--- GIVEN EXERCISE ---
Copy out the whole listing exactly as written, leaving the pictures behind.

--- DATA LINES ---
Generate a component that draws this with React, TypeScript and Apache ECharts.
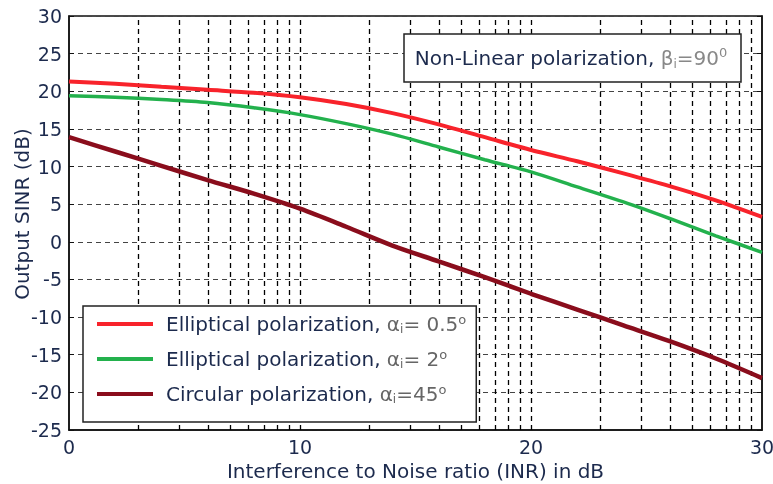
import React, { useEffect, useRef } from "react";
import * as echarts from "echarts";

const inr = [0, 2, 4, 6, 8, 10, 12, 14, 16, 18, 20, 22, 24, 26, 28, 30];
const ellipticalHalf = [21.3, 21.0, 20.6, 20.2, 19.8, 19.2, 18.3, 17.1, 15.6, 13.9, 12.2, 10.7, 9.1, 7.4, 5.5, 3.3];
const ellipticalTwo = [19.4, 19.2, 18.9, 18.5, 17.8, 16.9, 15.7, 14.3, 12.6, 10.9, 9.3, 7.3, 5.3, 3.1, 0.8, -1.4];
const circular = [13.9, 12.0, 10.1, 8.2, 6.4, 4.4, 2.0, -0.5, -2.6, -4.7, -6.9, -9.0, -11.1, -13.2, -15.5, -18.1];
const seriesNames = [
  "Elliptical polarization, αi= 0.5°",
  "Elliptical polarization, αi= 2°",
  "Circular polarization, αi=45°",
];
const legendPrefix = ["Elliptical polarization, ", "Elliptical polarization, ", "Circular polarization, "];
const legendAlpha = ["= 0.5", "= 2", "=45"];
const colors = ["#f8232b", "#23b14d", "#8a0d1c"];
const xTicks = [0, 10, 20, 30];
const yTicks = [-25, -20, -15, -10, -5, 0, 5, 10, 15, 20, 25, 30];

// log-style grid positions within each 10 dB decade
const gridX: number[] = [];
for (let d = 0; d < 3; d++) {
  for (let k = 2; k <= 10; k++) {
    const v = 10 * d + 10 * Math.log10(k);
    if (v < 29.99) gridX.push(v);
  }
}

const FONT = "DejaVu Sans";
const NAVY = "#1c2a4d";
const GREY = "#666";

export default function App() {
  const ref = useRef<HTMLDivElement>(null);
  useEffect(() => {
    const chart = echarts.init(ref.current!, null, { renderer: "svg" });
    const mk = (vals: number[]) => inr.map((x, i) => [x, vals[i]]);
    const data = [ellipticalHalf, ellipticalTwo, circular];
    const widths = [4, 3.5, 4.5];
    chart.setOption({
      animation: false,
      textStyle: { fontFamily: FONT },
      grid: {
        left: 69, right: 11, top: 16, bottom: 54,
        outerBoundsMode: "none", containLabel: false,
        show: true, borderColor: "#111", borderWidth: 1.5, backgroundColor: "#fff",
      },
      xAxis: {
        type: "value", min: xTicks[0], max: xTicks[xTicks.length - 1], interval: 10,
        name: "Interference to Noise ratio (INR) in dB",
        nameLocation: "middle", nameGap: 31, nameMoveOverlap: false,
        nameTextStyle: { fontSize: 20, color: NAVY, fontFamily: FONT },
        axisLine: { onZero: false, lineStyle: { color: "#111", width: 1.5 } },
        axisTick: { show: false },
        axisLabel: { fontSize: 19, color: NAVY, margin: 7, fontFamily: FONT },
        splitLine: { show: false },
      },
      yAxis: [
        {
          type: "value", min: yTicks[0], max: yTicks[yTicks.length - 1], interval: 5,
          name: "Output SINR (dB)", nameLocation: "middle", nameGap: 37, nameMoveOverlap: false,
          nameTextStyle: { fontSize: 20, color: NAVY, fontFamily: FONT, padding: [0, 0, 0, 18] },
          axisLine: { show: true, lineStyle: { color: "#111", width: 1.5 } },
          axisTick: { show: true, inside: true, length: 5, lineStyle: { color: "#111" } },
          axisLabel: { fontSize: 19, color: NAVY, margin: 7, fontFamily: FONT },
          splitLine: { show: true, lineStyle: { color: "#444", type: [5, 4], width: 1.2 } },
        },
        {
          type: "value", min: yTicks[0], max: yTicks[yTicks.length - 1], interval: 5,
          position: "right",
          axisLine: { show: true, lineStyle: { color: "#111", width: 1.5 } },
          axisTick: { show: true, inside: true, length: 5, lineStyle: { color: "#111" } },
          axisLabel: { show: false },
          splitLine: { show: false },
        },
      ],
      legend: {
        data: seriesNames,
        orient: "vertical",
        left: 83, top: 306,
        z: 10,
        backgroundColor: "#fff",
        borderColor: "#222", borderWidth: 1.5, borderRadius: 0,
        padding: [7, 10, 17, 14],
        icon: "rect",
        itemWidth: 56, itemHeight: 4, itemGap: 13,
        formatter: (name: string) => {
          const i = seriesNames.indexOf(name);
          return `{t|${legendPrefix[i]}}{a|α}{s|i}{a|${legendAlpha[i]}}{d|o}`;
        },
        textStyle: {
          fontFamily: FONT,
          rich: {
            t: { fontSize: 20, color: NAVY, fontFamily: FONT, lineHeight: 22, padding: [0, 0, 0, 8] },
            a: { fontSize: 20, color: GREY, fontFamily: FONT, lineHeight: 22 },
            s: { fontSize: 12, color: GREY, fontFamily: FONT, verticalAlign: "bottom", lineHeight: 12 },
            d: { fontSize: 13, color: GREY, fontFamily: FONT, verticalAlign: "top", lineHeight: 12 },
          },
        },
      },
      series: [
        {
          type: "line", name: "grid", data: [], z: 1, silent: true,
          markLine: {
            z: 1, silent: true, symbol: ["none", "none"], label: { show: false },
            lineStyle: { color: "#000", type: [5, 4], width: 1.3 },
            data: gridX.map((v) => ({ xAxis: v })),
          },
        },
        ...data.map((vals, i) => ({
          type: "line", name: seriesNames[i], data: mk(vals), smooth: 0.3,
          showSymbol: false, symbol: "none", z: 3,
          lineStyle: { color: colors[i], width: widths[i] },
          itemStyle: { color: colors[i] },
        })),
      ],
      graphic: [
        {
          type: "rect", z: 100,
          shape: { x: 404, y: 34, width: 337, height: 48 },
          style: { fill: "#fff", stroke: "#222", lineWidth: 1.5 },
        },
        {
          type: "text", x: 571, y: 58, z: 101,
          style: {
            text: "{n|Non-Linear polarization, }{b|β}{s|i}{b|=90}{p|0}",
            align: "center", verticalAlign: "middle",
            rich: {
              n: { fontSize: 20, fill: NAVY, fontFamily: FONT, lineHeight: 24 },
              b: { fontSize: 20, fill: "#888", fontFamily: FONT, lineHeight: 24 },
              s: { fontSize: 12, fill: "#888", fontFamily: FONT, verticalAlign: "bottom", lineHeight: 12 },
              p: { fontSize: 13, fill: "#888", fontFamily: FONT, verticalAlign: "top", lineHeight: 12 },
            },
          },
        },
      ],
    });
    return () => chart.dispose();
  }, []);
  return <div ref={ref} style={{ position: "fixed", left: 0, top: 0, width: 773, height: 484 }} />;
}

--- ANSWER BELOW ---
Generate a component that draws this with React, TypeScript and Apache ECharts.
import React, { useEffect, useRef } from "react";
import * as echarts from "echarts";

const inr = [0, 2, 4, 6, 8, 10, 12, 14, 16, 18, 20, 22, 24, 26, 28, 30];
const ellipticalHalf = [21.3, 21.0, 20.6, 20.2, 19.8, 19.2, 18.3, 17.1, 15.6, 13.9, 12.2, 10.7, 9.1, 7.4, 5.5, 3.3];
const ellipticalTwo = [19.4, 19.2, 18.9, 18.5, 17.8, 16.9, 15.7, 14.3, 12.6, 10.9, 9.3, 7.3, 5.3, 3.1, 0.8, -1.4];
const circular = [13.9, 12.0, 10.1, 8.2, 6.4, 4.4, 2.0, -0.5, -2.6, -4.7, -6.9, -9.0, -11.1, -13.2, -15.5, -18.1];
const seriesNames = [
  "Elliptical polarization, αi= 0.5°",
  "Elliptical polarization, αi= 2°",
  "Circular polarization, αi=45°",
];
const legendPrefix = ["Elliptical polarization, ", "Elliptical polarization, ", "Circular polarization, "];
const legendAlpha = ["= 0.5", "= 2", "=45"];
const colors = ["#f8232b", "#23b14d", "#8a0d1c"];
const xTicks = [0, 10, 20, 30];
const yTicks = [-25, -20, -15, -10, -5, 0, 5, 10, 15, 20, 25, 30];

// log-style grid positions within each 10 dB decade
const gridX: number[] = [];
for (let d = 0; d < 3; d++) {
  for (let k = 2; k <= 10; k++) {
    const v = 10 * d + 10 * Math.log10(k);
    if (v < 29.99) gridX.push(v);
  }
}

const FONT = "DejaVu Sans";
const NAVY = "#1c2a4d";
const GREY = "#666";

export default function App() {
  const ref = useRef<HTMLDivElement>(null);
  useEffect(() => {
    const chart = echarts.init(ref.current!, null, { renderer: "svg" });
    const mk = (vals: number[]) => inr.map((x, i) => [x, vals[i]]);
    const data = [ellipticalHalf, ellipticalTwo, circular];
    const widths = [4, 3.5, 4.5];
    chart.setOption({
      animation: false,
      textStyle: { fontFamily: FONT },
      grid: {
        left: 69, right: 11, top: 16, bottom: 54,
        outerBoundsMode: "none", containLabel: false,
        show: true, borderColor: "#111", borderWidth: 1.5, backgroundColor: "#fff",
      },
      xAxis: {
        type: "value", min: xTicks[0], max: xTicks[xTicks.length - 1], interval: 10,
        name: "Interference to Noise ratio (INR) in dB",
        nameLocation: "middle", nameGap: 31, nameMoveOverlap: false,
        nameTextStyle: { fontSize: 20, color: NAVY, fontFamily: FONT },
        axisLine: { onZero: false, lineStyle: { color: "#111", width: 1.5 } },
        axisTick: { show: false },
        axisLabel: { fontSize: 19, color: NAVY, margin: 7, fontFamily: FONT },
        splitLine: { show: false },
      },
      yAxis: [
        {
          type: "value", min: yTicks[0], max: yTicks[yTicks.length - 1], interval: 5,
          name: "Output SINR (dB)", nameLocation: "middle", nameGap: 37, nameMoveOverlap: false,
          nameTextStyle: { fontSize: 20, color: NAVY, fontFamily: FONT, padding: [0, 0, 0, 18] },
          axisLine: { show: true, lineStyle: { color: "#111", width: 1.5 } },
          axisTick: { show: true, inside: true, length: 5, lineStyle: { color: "#111" } },
          axisLabel: { fontSize: 19, color: NAVY, margin: 7, fontFamily: FONT },
          splitLine: { show: true, lineStyle: { color: "#444", type: [5, 4], width: 1.2 } },
        },
        {
          type: "value", min: yTicks[0], max: yTicks[yTicks.length - 1], interval: 5,
          position: "right",
          axisLine: { show: true, lineStyle: { color: "#111", width: 1.5 } },
          axisTick: { show: true, inside: true, length: 5, lineStyle: { color: "#111" } },
          axisLabel: { show: false },
          splitLine: { show: false },
        },
      ],
      legend: {
        data: seriesNames,
        orient: "vertical",
        left: 83, top: 306,
        z: 10,
        backgroundColor: "#fff",
        borderColor: "#222", borderWidth: 1.5, borderRadius: 0,
        padding: [7, 10, 17, 14],
        icon: "rect",
        itemWidth: 56, itemHeight: 4, itemGap: 13,
        formatter: (name: string) => {
          const i = seriesNames.indexOf(name);
          return `{t|${legendPrefix[i]}}{a|α}{s|i}{a|${legendAlpha[i]}}{d|o}`;
        },
        textStyle: {
          fontFamily: FONT,
          rich: {
            t: { fontSize: 20, color: NAVY, fontFamily: FONT, lineHeight: 22, padding: [0, 0, 0, 8] },
            a: { fontSize: 20, color: GREY, fontFamily: FONT, lineHeight: 22 },
            s: { fontSize: 12, color: GREY, fontFamily: FONT, verticalAlign: "bottom", lineHeight: 12 },
            d: { fontSize: 13, color: GREY, fontFamily: FONT, verticalAlign: "top", lineHeight: 12 },
          },
        },
      },
      series: [
        {
          type: "line", name: "grid", data: [], z: 1, silent: true,
          markLine: {
            z: 1, silent: true, symbol: ["none", "none"], label: { show: false },
            lineStyle: { color: "#000", type: [5, 4], width: 1.3 },
            data: gridX.map((v) => ({ xAxis: v })),
          },
        },
        ...data.map((vals, i) => ({
          type: "line", name: seriesNames[i], data: mk(vals), smooth: 0.3,
          showSymbol: false, symbol: "none", z: 3,
          lineStyle: { color: colors[i], width: widths[i] },
          itemStyle: { color: colors[i] },
        })),
      ],
      graphic: [
        {
          type: "rect", z: 100,
          shape: { x: 404, y: 34, width: 337, height: 48 },
          style: { fill: "#fff", stroke: "#222", lineWidth: 1.5 },
        },
        {
          type: "text", x: 571, y: 58, z: 101,
          style: {
            text: "{n|Non-Linear polarization, }{b|β}{s|i}{b|=90}{p|0}",
            align: "center", verticalAlign: "middle",
            rich: {
              n: { fontSize: 20, fill: NAVY, fontFamily: FONT, lineHeight: 24 },
              b: { fontSize: 20, fill: "#888", fontFamily: FONT, lineHeight: 24 },
              s: { fontSize: 12, fill: "#888", fontFamily: FONT, verticalAlign: "bottom", lineHeight: 12 },
              p: { fontSize: 13, fill: "#888", fontFamily: FONT, verticalAlign: "top", lineHeight: 12 },
            },
          },
        },
      ],
    });
    return () => chart.dispose();
  }, []);
  return <div ref={ref} style={{ position: "fixed", left: 0, top: 0, width: 773, height: 484 }} />;
}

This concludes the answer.